Regulation of the chlamydial developmental cycle. Chlamydiae progress through a temporally regulated developmental cycle characterized by the orderly alternation between transcriptionally inactive EBs and metabolically active RBs. All changes take place within a host cell. What cues prompt EBs to awaken? What signals alert RBs that their convenient host is about to die and that preparation for extracellular transit is necessary for survival? By what mechanisms are stage-specific genes turned on and turned off? Answers to these questions are the major goals of our laboratory. Our approach has been to identify and clone stage-specific genes (as described above), sequence the genes and their upstream regions in search of clues to their function and regulation, modify the genes by site-specific mutagenic techniques, and assess the effects of these modifications on gene expression. Assessment of mutations commonly is achieved by classical genetic methods. This avenue is not currently available for chlamydial studies because a genetic system has not been developed. As an alternative, we have developed an in vitro transcription system in which the DNA of cloned genes and mutated variants serve as templates for partially purified chlamydial RNA polymerase and other transcription factors. So far our investigations indicate that most stage-specific genes require the major chlamydial sigma factor for expression and appear to be regulated by conventional methods of activation and repression while others seem to be dependent on more unusual mechanisms of regulation including posttranscriptional processing and antisense RNA. In addition to a major sigma factor, chlamydiae possess two alternative sigma factors. Our laboratory is investigating the time of expression and promoter targets of these alternative sigmas.
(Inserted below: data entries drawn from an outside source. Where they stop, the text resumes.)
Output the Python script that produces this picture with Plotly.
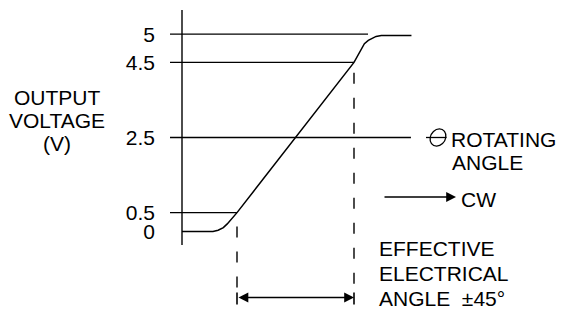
import plotly.graph_objects as go

W, H = 561, 309
FONT = "Arial, 'Liberation Sans', Helvetica, sans-serif"
FS = 21

# ---- data (rotation angle in degrees, output in volts) ----
CURVE_ANGLE = [-87.3, -63.5, -59.5, -55.5, -52.5, -50.0, -47.5, -45.0,
               45.0, 47.5, 50.0, 53.0, 56.0, 59.0, 62.0, 66.0, 89.2]
CURVE_VOLT = [0.0, 0.0, 0.03, 0.10, 0.20, 0.30, 0.40, 0.50,
              4.50, 4.61, 4.72, 4.83, 4.89, 4.93, 4.96, 4.975, 4.975]

LEVELS = [0.5, 2.5, 4.5, 5.0]              # reference voltage lines
LEVEL_END_ANGLE = [-45.0, 88.8, 45.0, 55.8]  # where each reference line stops

TICK_VALUES = [0, 0.5, 2.5, 4.5, 5]
TICK_LABELS = ["0", "0.5", "2.5", "4.5", "5"]

EFFECTIVE_ANGLE = [-45.0, 45.0]            # effective electrical angle +-45 deg


# the original drawing is not to scale above 4.5 V (gap to 5 V is stretched)
def draw_v(v):
    return v if v <= 4.5 else 4.5 + (v - 4.5) * 1.5


# pixel -> axis helpers for decorations (axis 0 at px 182, linear range centre at px 295.5)
X0, KX = 295.5, 1.3
Y0, KY = 231.4, 37.57


def ax(xp):
    return (xp - X0) / KX


def ay(yp):
    return (Y0 - yp) / KY


fig = go.Figure()
BLACK = "#000000"

# response curve
fig.add_trace(go.Scatter(x=CURVE_ANGLE, y=[draw_v(v) for v in CURVE_VOLT],
                         mode="lines", line=dict(color=BLACK, width=1.5),
                         hoverinfo="skip", showlegend=False))

# horizontal reference lines starting just left of the voltage axis
for lv, end in zip(LEVELS, LEVEL_END_ANGLE):
    fig.add_trace(go.Scatter(x=[ax(170), end], y=[draw_v(lv), draw_v(lv)],
                             mode="lines", line=dict(color=BLACK, width=1.4),
                             hoverinfo="skip", showlegend=False))

shapes = []
# voltage axis line
shapes.append(dict(type="line", xref="x", yref="y", x0=ax(182), x1=ax(182),
                   y0=ay(245), y1=ay(10), line=dict(color=BLACK, width=1.4)))
# dashed verticals at the ends of the effective angle
shapes.append(dict(type="line", xref="x", yref="y", x0=EFFECTIVE_ANGLE[0], x1=EFFECTIVE_ANGLE[0],
                   y0=ay(226.5), y1=ay(292), line=dict(color=BLACK, width=1.4, dash="11px,14px")))
shapes.append(dict(type="line", xref="x", yref="y", x0=EFFECTIVE_ANGLE[1], x1=EFFECTIVE_ANGLE[1],
                   y0=ay(72.7), y1=ay(292), line=dict(color=BLACK, width=1.4, dash="11px,14px")))
# end bars of the dimension arrow
for a in EFFECTIVE_ANGLE:
    shapes.append(dict(type="line", xref="x", yref="y", x0=a, x1=a,
                       y0=ay(292.5), y1=ay(304.5), line=dict(color=BLACK, width=1.6)))

# theta glyph (slanted ellipse with a bar)
cx, cy = 438.0, 137.5
rx, ry, k, sh = 7.8, 8.6, 0.5523, 0.16
pts = [
    ("M", [(rx, 0)]),
    ("C", [(rx, ry * k), (rx * k, ry), (0, ry)]),
    ("C", [(-rx * k, ry), (-rx, ry * k), (-rx, 0)]),
    ("C", [(-rx, -ry * k), (-rx * k, -ry), (0, -ry)]),
    ("C", [(rx * k, -ry), (rx, -ry * k), (rx, 0)]),
]
path = ""
for cmd, plist in pts:
    coords = []
    for (u, v) in plist:
        xp = cx + u + sh * v
        yp = cy - v
        coords.append(f"{ax(xp):.4f},{ay(yp):.4f}")
    path += cmd + " " + " ".join(coords) + " "
path += "Z"
shapes.append(dict(type="path", xref="x", yref="y", path=path,
                   line=dict(color=BLACK, width=1.3)))
shapes.append(dict(type="line", xref="x", yref="y", x0=ax(426.0), x1=ax(446.5),
                   y0=ay(cy), y1=ay(cy), line=dict(color=BLACK, width=1.3)))

annotations = []
tf = dict(family=FONT, size=FS, color=BLACK)


def label(text, xp, yp, xanchor="left"):
    annotations.append(dict(text=text, x=ax(xp), y=ay(yp), xref="x", yref="y",
                            xanchor=xanchor, yanchor="middle",
                            showarrow=False, font=tf))


label("OUTPUT", 57, 97, xanchor="center")
label("VOLTAGE", 57, 120, xanchor="center")
label("(V)", 57, 143, xanchor="center")
label("ROTATING", 449, 139)
label("ANGLE", 450, 162)
label("CW", 459, 199)
label("EFFECTIVE", 377, 248)
label("ELECTRICAL", 377, 273)
label("ANGLE  ±45°", 377, 298)

# CW arrow
annotations.append(dict(x=ax(456), y=ay(197), ax=ax(383), ay=ay(197),
                        xref="x", yref="y", axref="x", ayref="y", text="",
                        showarrow=True, arrowhead=2, arrowsize=1.4, arrowwidth=1.4,
                        arrowcolor=BLACK))
# dimension arrow (both ends)
annotations.append(dict(x=EFFECTIVE_ANGLE[1], y=ay(297.5), ax=EFFECTIVE_ANGLE[0], ay=ay(297.5),
                        xref="x", yref="y", axref="x", ayref="y", text="",
                        showarrow=True, arrowhead=2, startarrowhead=2, arrowside="end+start",
                        arrowsize=1.4, startarrowsize=1.4, arrowwidth=1.4,
                        arrowcolor=BLACK))

fig.update_layout(
    width=W, height=H,
    margin=dict(l=0, r=0, t=0, b=0),
    paper_bgcolor="white", plot_bgcolor="white",
    showlegend=False,
    shapes=shapes, annotations=annotations,
    xaxis=dict(range=[ax(0), ax(W)], visible=False, fixedrange=True),
    yaxis=dict(range=[ay(H), ay(0)], anchor="free", position=182 / W, side="left",
               tickvals=[draw_v(v) for v in TICK_VALUES], ticktext=TICK_LABELS,
               ticks="", showgrid=False, zeroline=False, showline=False,
               ticklabelstandoff=27, tickfont=tf, fixedrange=True),
)

fig.write_html("out.html", config={"displayModeBar": False},
               post_script="document.body.style.margin='0px';document.body.style.overflow='hidden';")
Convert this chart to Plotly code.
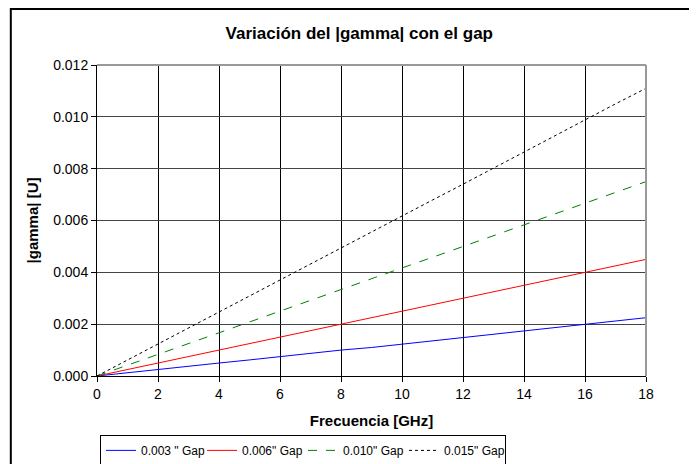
import plotly.graph_objects as go

# Frequency points (GHz) and |gamma| values
freq = list(range(0, 19))

gap_003 = [0, 0.00013, 0.00025, 0.00037, 0.0005, 0.00062, 0.00075, 0.00087, 0.001, 0.0011,
           0.00123, 0.00135, 0.00148, 0.0016, 0.00173, 0.00186, 0.002, 0.00212, 0.00225]
gap_006 = [0, 0.00025, 0.0005, 0.00075, 0.001, 0.00125, 0.0015, 0.00175, 0.002, 0.00225,
           0.0025, 0.00275, 0.003, 0.00325, 0.0035, 0.00375, 0.004, 0.00425, 0.0045]
gap_010 = [0, 0.00042, 0.00083, 0.00125, 0.00167, 0.00208, 0.0025, 0.00292, 0.00333, 0.00375,
           0.00417, 0.00458, 0.005, 0.00542, 0.00583, 0.00625, 0.00667, 0.00708, 0.0075]
gap_015 = [0, 0.00062, 0.00124, 0.00185, 0.00247, 0.00309, 0.0037, 0.00432, 0.00494, 0.00556,
           0.00617, 0.00679, 0.0074, 0.00802, 0.00864, 0.00926, 0.0099, 0.0105, 0.0111]

series = [
    ('0.003 " Gap', gap_003, '#0000ff', 'solid'),
    ('0.006" Gap', gap_006, '#ff0000', 'solid'),
    ('0.010" Gap', gap_010, '#008000', 'dash'),
    ('0.015" Gap', gap_015, '#000000', 'dot'),
]

fig = go.Figure()
for name, vals, color, dash in series:
    fig.add_trace(go.Scatter(x=freq, y=vals, mode='lines', name=name,
                             line=dict(color=color, width=1, dash=dash)))

# outer chart frame (plot area is 549 x 311 px)
fig.add_shape(type='rect', xref='paper', yref='paper',
              x0=-0.157, x1=1.2, y0=-0.4, y1=1.18,
              line=dict(color='#000000', width=2), layer='below')

# grey border on top and right of the plot area
fig.add_shape(type='line', xref='paper', yref='paper', x0=0, x1=1, y0=1, y1=1,
              line=dict(color='#999999', width=2))
fig.add_shape(type='line', xref='paper', yref='paper', x0=1, x1=1, y0=0, y1=1,
              line=dict(color='#999999', width=2))

# the page body adds 8px on the left and top, so margins are shifted by 8px
fig.update_layout(
    template='none',
    width=697, height=464,
    margin=dict(l=89, r=59, t=57, b=96, autoexpand=False),
    paper_bgcolor='white', plot_bgcolor='white',
    font=dict(family='Liberation Sans, Arial', size=14, color='black'),
    title=dict(text='<b>Variación del |gamma| con el gap</b>', x=0.504, xanchor='center',
               y=0.946, yanchor='middle', font=dict(size=17)),
    xaxis=dict(range=[0, 18], dtick=2, tickformat='d', automargin=False,
               showgrid=True, gridcolor='black', gridwidth=1,
               showline=True, linecolor='black', linewidth=1, mirror=False,
               ticks='outside', ticklen=5, tickcolor='black',
               zeroline=False,
               title=dict(text='<b>Frecuencia [GHz]</b>', standoff=14, font=dict(size=15))),
    yaxis=dict(range=[0, 0.012], dtick=0.002, tickformat='.3f', automargin=False,
               showgrid=True, gridcolor='#444444', gridwidth=1,
               showline=True, linecolor='black', linewidth=1,
               ticks='outside', ticklen=5, tickcolor='black',
               zeroline=False,
               title=dict(text='<b>|gamma| [U]</b>', standoff=10, font=dict(size=15))),
    legend=dict(orientation='h', xref='container', yref='container',
                x=0.132, xanchor='left', y=0.08, yanchor='top',
                bordercolor='black', borderwidth=1, font=dict(size=12),
                entrywidth=56, entrywidthmode='pixels', tracegroupgap=0),
    showlegend=True,
)

fig.write_html("out.html")
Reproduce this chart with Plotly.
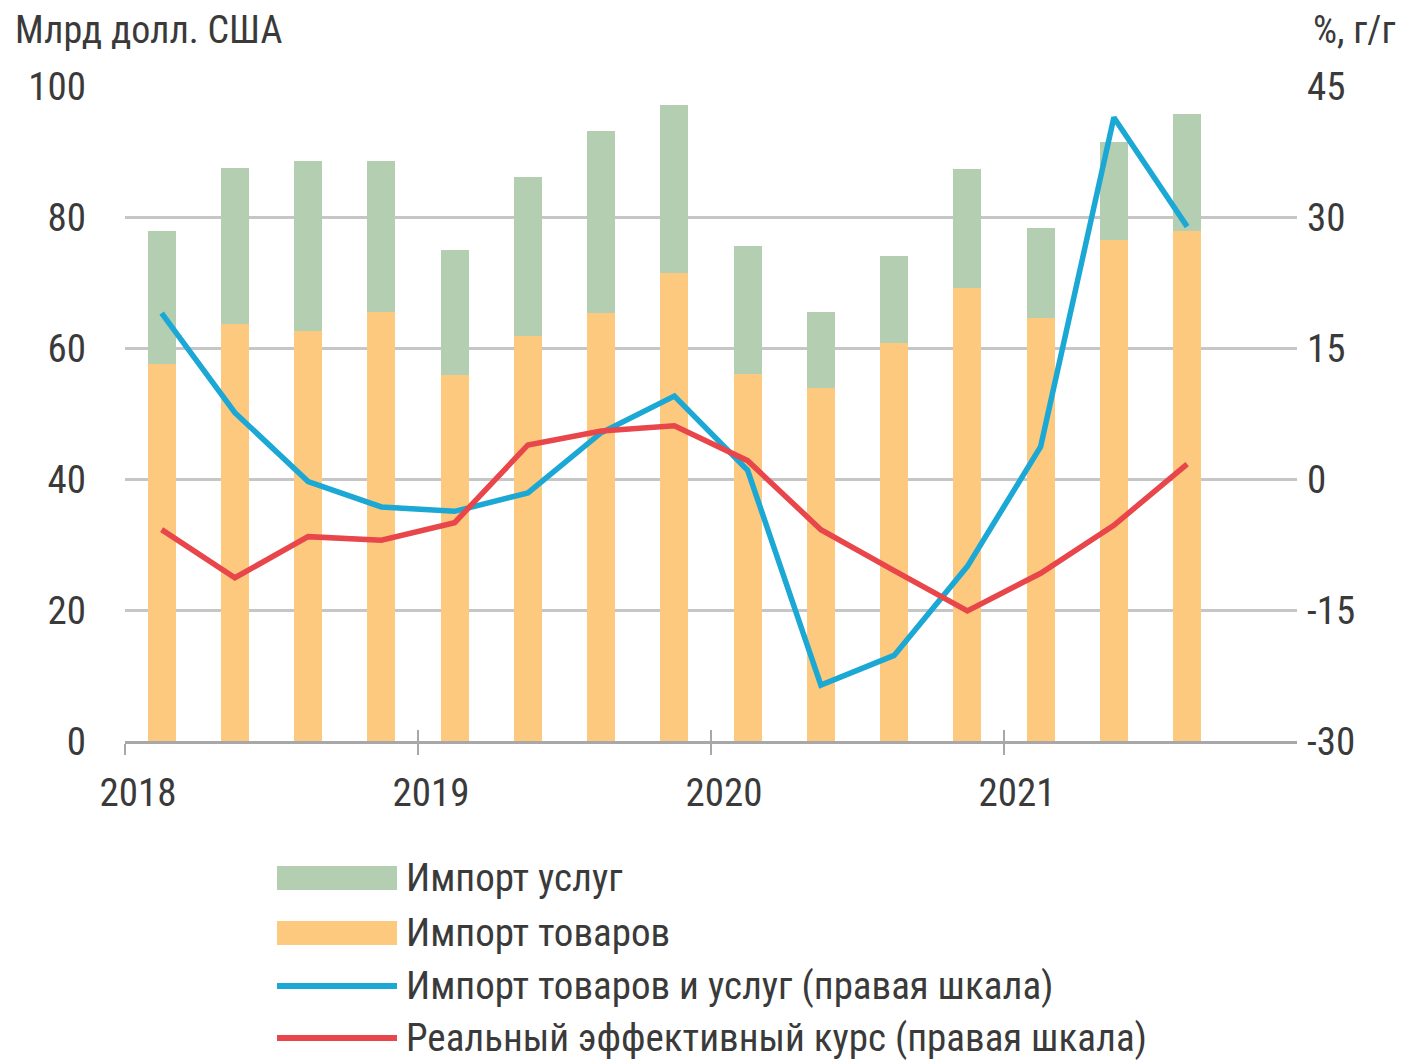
import plotly.graph_objects as go

quarters = ["2018 Q1", "2018 Q2", "2018 Q3", "2018 Q4",
            "2019 Q1", "2019 Q2", "2019 Q3", "2019 Q4",
            "2020 Q1", "2020 Q2", "2020 Q3", "2020 Q4",
            "2021 Q1", "2021 Q2", "2021 Q3"]
goods = [57.6, 63.6, 62.6, 65.5, 55.9, 61.9, 65.3, 71.5, 56.1, 53.9, 60.8, 69.2, 64.6, 76.5, 77.8]
total = [77.8, 87.5, 88.6, 88.6, 75.0, 86.1, 93.1, 97.1, 75.6, 65.5, 74.1, 87.4, 78.3, 91.5, 95.8]
services = [round(t - g, 1) for t, g in zip(total, goods)]
imports_yoy = [19.0, 7.6, -0.3, -3.2, -3.7, -1.6, 5.3, 9.5, 1.0, -23.6, -20.2, -10.0, 3.7, 41.4, 28.9]
reer_yoy = [-5.8, -11.3, -6.6, -7.0, -5.0, 3.9, 5.5, 6.1, 2.1, -5.8, -10.5, -15.1, -10.8, -5.3, 1.7]
year_labels = ["2018", "2019", "2020", "2021"]
right_tickvals = [-30, -15, 0, 15, 30, 45]
right_ticktext = ["-30", "-15", "0", "15", "30", "45"]

names = ["Импорт услуг", "Импорт товаров",
         "Импорт товаров и услуг (правая шкала)",
         "Реальный эффективный курс (правая шкала)"]

C_GREEN = "#B4CEB2"
C_ORANGE = "#FCC97E"
C_BLUE = "#1BA8D5"
C_RED = "#E8464A"
C_GRID = "#C6C6C6"
C_TEXT = "#3A3A3A"
FONT = "Roboto Condensed, Liberation Sans Narrow, Roboto, sans-serif"

xpos = [i + 0.5 for i in range(len(quarters))]

fig = go.Figure()
fig.add_trace(go.Bar(x=xpos, y=goods, name=names[1], marker_color=C_ORANGE,
                     width=0.38, marker_line_width=0, customdata=quarters))
fig.add_trace(go.Bar(x=xpos, y=services, name=names[0], marker_color=C_GREEN,
                     width=0.38, marker_line_width=0, customdata=quarters))
fig.add_trace(go.Scatter(x=xpos, y=imports_yoy, name=names[2], mode="lines",
                         line=dict(color=C_BLUE, width=5.5), xaxis="x2", yaxis="y2"))
fig.add_trace(go.Scatter(x=xpos, y=reer_yoy, name=names[3], mode="lines",
                         line=dict(color=C_RED, width=5.5), xaxis="x2", yaxis="y2"))

# page has an 8px body margin: work in screen coordinates and subtract it
OFF = 8
W, H = 1404 - OFF, 1061 - OFF
PL, PR, PT, PB = 125, 1297, 86, 741   # plot area in screen pixels
L, R, T, B = PL - OFF, W - (PR - OFF), PT - OFF, H - (PB - OFF)
pw, ph = PR - PL, PB - PT

def px(xs):
    return (xs - PL) / pw

def py(ys):
    return (PB - ys) / ph

TICK_FS = 39
fig.update_layout(
    width=W, height=H, barmode="stack", showlegend=False,
    plot_bgcolor="white", paper_bgcolor="white",
    margin=dict(l=L, r=R, t=T, b=B),
    font=dict(family=FONT, color=C_TEXT, size=36),
    xaxis=dict(range=[0, 16], tickvals=[0, 4, 8, 12], ticktext=year_labels,
               ticks="outside", ticklen=11, tickwidth=2, tickcolor="#A8A8A8",
               showline=True, linecolor="#A8A8A8", linewidth=2.5,
               showgrid=False, zeroline=False, ticklabelshift=13,
               ticklabelstandoff=4,
               tickfont=dict(size=TICK_FS, color=C_TEXT)),
    xaxis2=dict(range=[0, 16], overlaying="x", anchor="y",
                tickvals=[0, 4, 8, 12, 16], ticks="inside", ticklen=11,
                tickwidth=2, tickcolor="#A8A8A8", showticklabels=False,
                showgrid=False, zeroline=False, showline=False),
    yaxis=dict(range=[0, 100], dtick=20, showgrid=True, gridcolor=C_GRID,
               gridwidth=2.5, zeroline=False, ticks="", ticklabelstandoff=38,
               tickfont=dict(size=TICK_FS, color=C_TEXT)),
    yaxis2=dict(range=[-30, 45], tickvals=right_tickvals, ticktext=right_ticktext,
                overlaying="y", side="right",
                anchor="x2", showgrid=False, zeroline=False, ticks="",
                ticklabelstandoff=9, tickfont=dict(size=TICK_FS, color=C_TEXT)),
)

fig.add_annotation(text="Млрд долл. США", xref="paper", yref="paper",
                   x=px(13), y=py(30), xanchor="left", yanchor="middle",
                   showarrow=False, font=dict(size=38, color=C_TEXT))
fig.add_annotation(text="%, г/г", xref="paper", yref="paper",
                   x=px(1398), y=py(30), xanchor="right", yanchor="middle",
                   showarrow=False, font=dict(size=38, color=C_TEXT))

# Legend (drawn manually to mimic the wide swatches)
rows = [878, 933, 986, 1038]
kinds = [("rect", C_GREEN), ("rect", C_ORANGE), ("line", C_BLUE), ("line", C_RED)]
for (kind, col), yc, name in zip(kinds, rows, names):
    if kind == "rect":
        fig.add_shape(type="rect", xref="paper", yref="paper",
                      x0=px(277), x1=px(397), y0=py(yc + 12), y1=py(yc - 12),
                      fillcolor=col, line_width=0)
    else:
        fig.add_shape(type="line", xref="paper", yref="paper",
                      x0=px(277), x1=px(397), y0=py(yc), y1=py(yc),
                      line=dict(color=col, width=6))
    fig.add_annotation(text=name, xref="paper", yref="paper",
                       x=px(404), y=py(yc), xanchor="left", yanchor="middle",
                       showarrow=False, font=dict(size=39, color=C_TEXT))

fig.write_html("out.html")
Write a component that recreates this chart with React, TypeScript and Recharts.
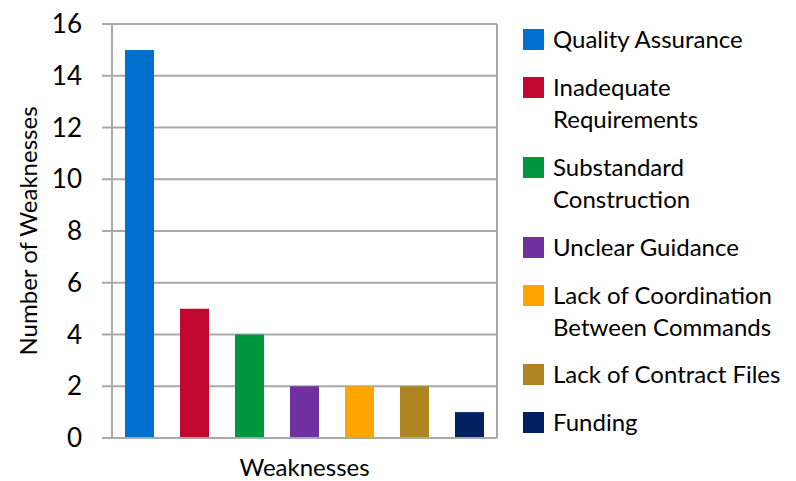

Hatch, T. P. 1996. Disulfide cross-linked envelope proteins: the functional equivalent of peptidoglycan in chlamydiae? J. Bacteriol. 78:1-5.

Douglas, A. L., and T. P. Hatch. 1996. Mutagenesis of the P2 promoter of the major outer membrane protein gene of Chlamydia trachomatis. J. Bacteriol. 178:5573 5578.

Zhang, L., A. L. Douglas, and T. P. Hatch. 1998. Characterization of a Chlamydia psittaci DNA binding protein (EUO) synthesized during the early and middle phases of the developmental cycle. Infect. Immun. 66:1167-1173.

Hatch, Thomas P. 1998. Perspectives: Genome Sequencing. Chlamydia: Old Ideas Crushed, New Mysteries Bared. Science 282:638-639.

Zhang, L., M. H. Howe, and T. P. Hatch. Characterization of DNA binding sites of the EUO protein of Chlamydia psittaci. Infect. Immun., submitted.

Douglas, A. L., and T. P. Hatch. Expression of transcripts of the sigma factors and putative sigma factor regulators of Chlamydia trachomatis. J. Bacteriol., submitted.